Abstract: Prior neural radiance fields often struggle to preserve high-frequency textures in urban and aerial large-scale scenes due to insufficient model capacity on the scene surface. This is attributed to their sampling locations or grid vertices falling in empty areas. Additionally, most models do not consider the drastic changes in distances. To address these issues, we propose a novel high-frequency surface shell radiance field, which uses depth-guided information to create a shell enveloping the scene surface under the current view, and then samples conic frustums on this shell to render high-frequency textures. Specifically, our method comprises three parts. Initially, we propose a strategy to fuse voxel grids and information of distance scales to generate a coarse scene at different distance scales. Subsequently, we construct a shell based on the depth information to carry out compensation to incorporate texture details not captured by voxels. Finally, the smooth and denoise post-processing further improves the rendering quality. Substantial scene experiments and ablation experiments demonstrate that our method achieves the obvious improvement of high-frequency textures at different distance scales and outperforms the state-of-the-art methods.

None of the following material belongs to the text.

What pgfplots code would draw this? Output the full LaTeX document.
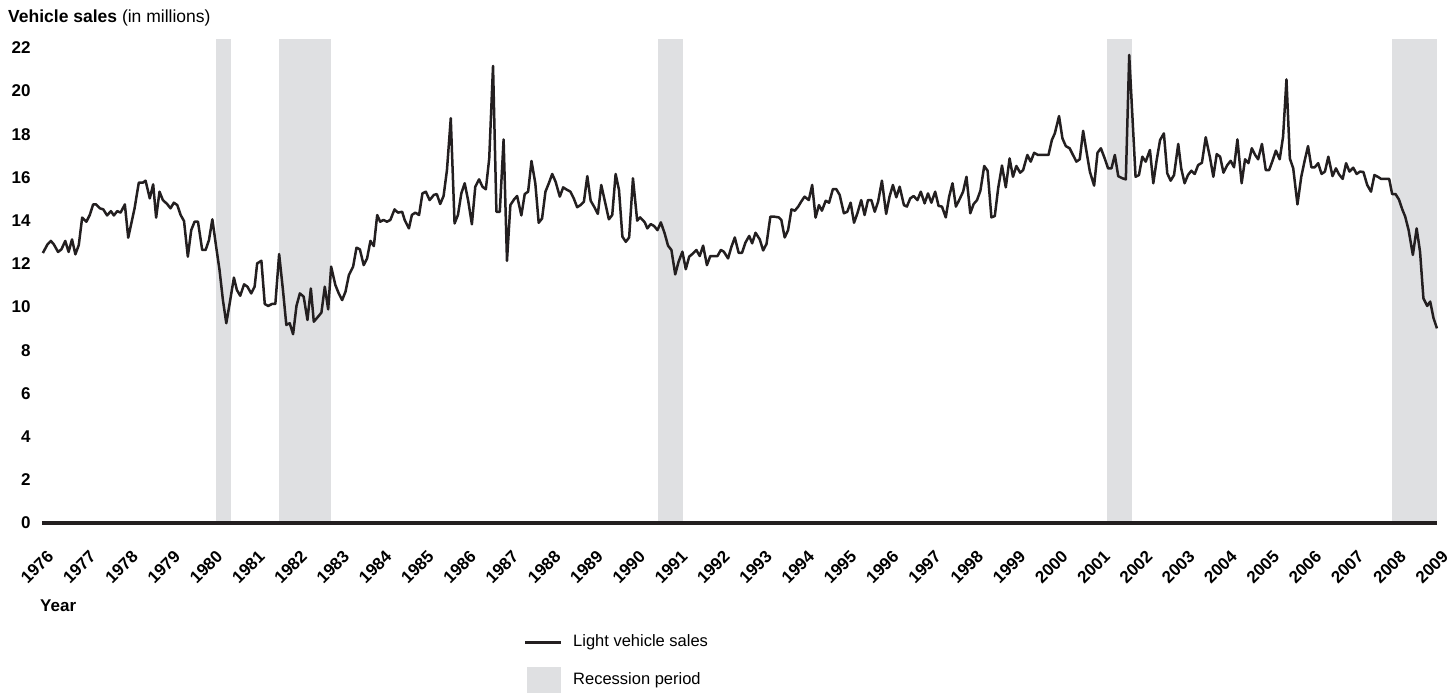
\documentclass[border=0pt]{standalone}
\usepackage{fontspec}
\setmainfont{Liberation Sans}
\usepackage{pgfplots}
\usepackage{pgfplotstable}
\pgfplotsset{compat=1.18}
\definecolor{recgray}{HTML}{DFE0E2}
\definecolor{linek}{HTML}{231F20}
\pgfplotstableread{
year sales
1976.02 12.50
1976.13 12.90
1976.21 13.06
1976.28 12.90
1976.38 12.55
1976.46 12.67
1976.55 13.06
1976.63 12.55
1976.71 13.13
1976.79 12.44
1976.87 12.87
1976.95 14.14
1977.05 13.95
1977.13 14.26
1977.21 14.75
1977.28 14.75
1977.37 14.57
1977.45 14.52
1977.54 14.24
1977.63 14.44
1977.70 14.24
1977.78 14.44
1977.86 14.37
1977.96 14.75
1978.04 13.21
1978.19 14.57
1978.29 15.76
1978.39 15.76
1978.45 15.85
1978.55 15.03
1978.63 15.68
1978.70 14.14
1978.78 15.34
1978.86 14.95
1978.96 14.77
1979.04 14.57
1979.12 14.83
1979.20 14.72
1979.28 14.26
1979.36 13.98
1979.45 12.33
1979.53 13.56
1979.61 13.95
1979.69 13.95
1979.79 12.64
1979.87 12.64
1979.95 13.10
1980.03 14.06
1980.12 12.79
1980.20 11.71
1980.28 10.32
1980.36 9.25
1980.44 10.17
1980.54 11.36
1980.61 10.79
1980.69 10.52
1980.78 11.05
1980.86 10.94
1980.95 10.63
1981.03 10.94
1981.09 12.02
1981.19 12.14
1981.27 10.14
1981.35 10.05
1981.44 10.14
1981.52 10.14
1981.61 12.45
1981.70 10.79
1981.78 9.17
1981.86 9.25
1981.94 8.74
1982.02 10.05
1982.10 10.63
1982.19 10.48
1982.28 9.40
1982.36 10.86
1982.43 9.32
1982.53 9.55
1982.61 9.74
1982.69 10.94
1982.77 9.89
1982.84 11.87
1982.94 11.02
1983.02 10.63
1983.10 10.32
1983.18 10.71
1983.26 11.48
1983.36 11.87
1983.44 12.75
1983.52 12.67
1983.61 11.94
1983.69 12.25
1983.77 13.06
1983.85 12.82
1983.93 14.26
1984.00 13.95
1984.08 14.03
1984.16 13.95
1984.24 14.03
1984.34 14.52
1984.42 14.37
1984.52 14.41
1984.58 14.03
1984.68 13.64
1984.75 14.26
1984.83 14.37
1984.92 14.26
1985.00 15.26
1985.08 15.34
1985.17 14.95
1985.27 15.19
1985.34 15.23
1985.42 14.77
1985.50 15.14
1985.58 16.34
1985.67 18.74
1985.76 13.87
1985.84 14.26
1985.92 15.26
1986.00 15.73
1986.08 14.95
1986.17 13.83
1986.25 15.57
1986.34 15.91
1986.42 15.57
1986.50 15.45
1986.58 16.88
1986.67 21.16
1986.75 14.41
1986.83 14.41
1986.92 17.76
1987.00 12.14
1987.08 14.72
1987.17 14.99
1987.24 15.14
1987.34 14.24
1987.42 15.23
1987.50 15.34
1987.58 16.76
1987.67 15.73
1987.75 13.90
1987.83 14.10
1987.91 15.34
1987.99 15.73
1988.07 16.16
1988.15 15.80
1988.25 15.11
1988.33 15.54
1988.40 15.45
1988.50 15.34
1988.58 15.03
1988.66 14.62
1988.74 14.72
1988.82 14.88
1988.90 16.06
1988.98 14.92
1989.06 14.65
1989.15 14.31
1989.23 15.65
1989.31 14.95
1989.41 14.06
1989.49 14.26
1989.57 16.16
1989.65 15.42
1989.73 13.26
1989.81 13.02
1989.89 13.22
1989.98 15.96
1990.08 14.00
1990.15 14.15
1990.26 13.92
1990.32 13.64
1990.40 13.84
1990.48 13.75
1990.56 13.56
1990.64 13.92
1990.73 13.41
1990.81 12.84
1990.89 12.64
1990.98 11.51
1991.06 12.10
1991.15 12.56
1991.23 11.75
1991.31 12.33
1991.40 12.48
1991.48 12.64
1991.56 12.36
1991.64 12.84
1991.73 11.94
1991.81 12.36
1991.90 12.36
1991.98 12.36
1992.06 12.64
1992.13 12.56
1992.23 12.25
1992.31 12.79
1992.39 13.22
1992.48 12.51
1992.56 12.51
1992.64 12.98
1992.73 13.29
1992.80 12.95
1992.88 13.44
1992.98 13.13
1993.06 12.62
1993.14 12.92
1993.23 14.18
1993.33 14.18
1993.43 14.15
1993.49 14.03
1993.57 13.22
1993.65 13.56
1993.73 14.52
1993.81 14.46
1993.89 14.65
1993.96 14.88
1994.04 15.11
1994.14 14.95
1994.22 15.65
1994.30 14.14
1994.38 14.72
1994.45 14.46
1994.54 14.92
1994.62 14.83
1994.71 15.46
1994.79 15.46
1994.87 15.19
1994.97 14.34
1995.05 14.41
1995.13 14.83
1995.21 13.90
1995.29 14.34
1995.38 14.95
1995.46 14.26
1995.54 14.95
1995.62 14.95
1995.70 14.41
1995.78 14.88
1995.87 15.85
1995.97 14.31
1996.05 15.11
1996.13 15.65
1996.21 15.08
1996.29 15.57
1996.39 14.72
1996.46 14.65
1996.54 15.03
1996.62 15.14
1996.71 14.95
1996.79 15.34
1996.88 14.80
1996.96 15.26
1997.04 14.83
1997.13 15.34
1997.21 14.68
1997.29 14.65
1997.38 14.15
1997.46 15.11
1997.54 15.73
1997.62 14.65
1997.69 14.92
1997.79 15.34
1997.87 16.03
1997.96 14.34
1998.04 14.77
1998.12 14.95
1998.20 15.39
1998.29 16.53
1998.37 16.31
1998.46 14.15
1998.54 14.21
1998.62 15.50
1998.71 16.55
1998.80 15.54
1998.89 16.88
1998.97 16.03
1999.05 16.53
1999.14 16.22
1999.21 16.34
1999.31 17.04
1999.39 16.73
1999.47 17.14
1999.56 17.04
1999.64 17.04
1999.72 17.04
1999.81 17.04
1999.89 17.73
1999.96 18.04
2000.06 18.84
2000.14 17.81
2000.22 17.45
2000.31 17.35
2000.39 17.04
2000.47 16.73
2000.55 16.84
2000.63 18.16
2000.71 17.19
2000.79 16.26
2000.89 15.62
2000.97 17.14
2001.05 17.35
2001.14 16.88
2001.22 16.42
2001.30 16.42
2001.38 17.04
2001.46 16.06
2001.56 15.96
2001.64 15.91
2001.72 21.67
2001.87 16.03
2001.95 16.11
2002.03 16.96
2002.11 16.73
2002.21 17.27
2002.29 15.73
2002.37 16.81
2002.45 17.73
2002.54 18.04
2002.62 16.19
2002.70 15.85
2002.78 16.11
2002.88 17.55
2002.95 16.42
2003.03 15.73
2003.11 16.11
2003.19 16.31
2003.27 16.16
2003.35 16.57
2003.44 16.68
2003.53 17.86
2003.63 16.93
2003.71 16.03
2003.79 17.08
2003.87 16.96
2003.95 16.22
2004.04 16.57
2004.12 16.77
2004.20 16.47
2004.28 17.76
2004.38 15.73
2004.46 16.84
2004.54 16.66
2004.62 17.35
2004.70 17.04
2004.77 16.84
2004.86 17.55
2004.95 16.34
2005.03 16.34
2005.11 16.77
2005.19 17.24
2005.28 16.84
2005.36 17.89
2005.44 20.54
2005.52 16.88
2005.60 16.42
2005.70 14.75
2005.79 16.03
2005.87 16.77
2005.95 17.45
2006.03 16.47
2006.11 16.47
2006.19 16.66
2006.27 16.16
2006.35 16.27
2006.43 16.96
2006.53 16.06
2006.61 16.42
2006.68 16.15
2006.77 15.93
2006.85 16.66
2006.93 16.27
2007.02 16.45
2007.10 16.16
2007.18 16.27
2007.26 16.25
2007.35 15.65
2007.44 15.34
2007.52 16.11
2007.60 16.03
2007.68 15.93
2007.77 15.93
2007.87 15.93
2007.94 15.23
2008.02 15.23
2008.10 14.98
2008.18 14.52
2008.25 14.18
2008.33 13.56
2008.43 12.41
2008.52 13.64
2008.60 12.56
2008.68 10.40
2008.77 10.05
2008.84 10.25
2008.92 9.48
2009.00 9.01
}\salesdata
\begin{document}
\begin{tikzpicture}[x=1pt,y=1pt]
\path[use as bounding box] (0,0) rectangle (1449,694);
\begin{axis}[
  at={(42pt,171pt)}, anchor=south west,
  scale only axis, width=1395pt, height=483.8pt,
  xmin=1976, xmax=2009, ymin=0, ymax=22.4,
  axis line style={draw=none},
  major tick length=0pt,
  xtick={1976,1977,...,2009},
  ytick={0,2,...,22},
  tick label style={font=\bfseries\fontsize{17}{17}\selectfont},
  /pgf/number format/assume math mode=true,
  /pgf/number format/1000 sep={},
  xticklabel style={anchor=center, xshift=-5pt, yshift=-44pt, rotate=45},
  yticklabel style={xshift=-8pt},
  clip=false,
]
\addplot[fill=recgray, draw=none] coordinates {(1980.12,22.4) (1980.46,22.4)} \closedcycle;
\addplot[fill=recgray, draw=none] coordinates {(1981.61,22.4) (1982.84,22.4)} \closedcycle;
\addplot[fill=recgray, draw=none] coordinates {(1990.57,22.4) (1991.16,22.4)} \closedcycle;
\addplot[fill=recgray, draw=none] coordinates {(2001.19,22.4) (2001.79,22.4)} \closedcycle;
\addplot[fill=recgray, draw=none] coordinates {(2007.94,22.4) (2009.00,22.4)} \closedcycle;
\addplot[linek, line width=2.5pt, line join=round] table[x=year, y=sales] {\salesdata};
\addplot[linek, line width=4.5pt] coordinates {(1976,0) (2009,0)};
\end{axis}
\node[anchor=base west, inner sep=0pt, font=\fontsize{17.5}{17.5}\selectfont] at (8,671) {\textbf{Vehicle sales} (in millions)};
\node[anchor=base west, inner sep=0pt, font=\bfseries\fontsize{17}{17}\selectfont] at (40,82) {Year};
\draw[linek, line width=3pt] (525,52) -- (561,52);
\node[anchor=west, inner sep=0pt, font=\fontsize{16.5}{16.5}\selectfont] at (573,52) {Light vehicle sales};
\fill[recgray] (527,1) rectangle (561,27);
\node[anchor=west, inner sep=0pt, font=\fontsize{16.5}{16.5}\selectfont] at (573,14) {Recession period};
\end{tikzpicture}
\end{document}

Primary Subject Area: [Experience] Multimedia Applications
Secondary Subject Area: [Experience] Art and Culture
Relevance To Conference: Rendering novel views on urban or aerial large-scale scenes is a long-standing challenge in computer vision. Neural radiation field (NeRF) provides important technical support for related applications, such as smart cities, virtual reality, and autonomous driving. However, previous NeRFs having a low efficiency in increasing the model capacity on scene surfaces, resulting in insufficient capacity to render high-frequency textures. This defect makes it easy for NeRFs to generate blurry renders in large-scale scenes, because of more empty areas and complex appearances. To this end, the proposed HS-Surf constructs a shell enveloping the scene surface under the current view, and samples conic frustums on this shell to render high-frequency textures. This novel approach confines the rendering to the scene surface to maximize capacity utilization, overcoming the inefficiency in previous methods. The capacity on the surface is efficiently increased, greatly enhancing the rendering quality of high-frequency textures.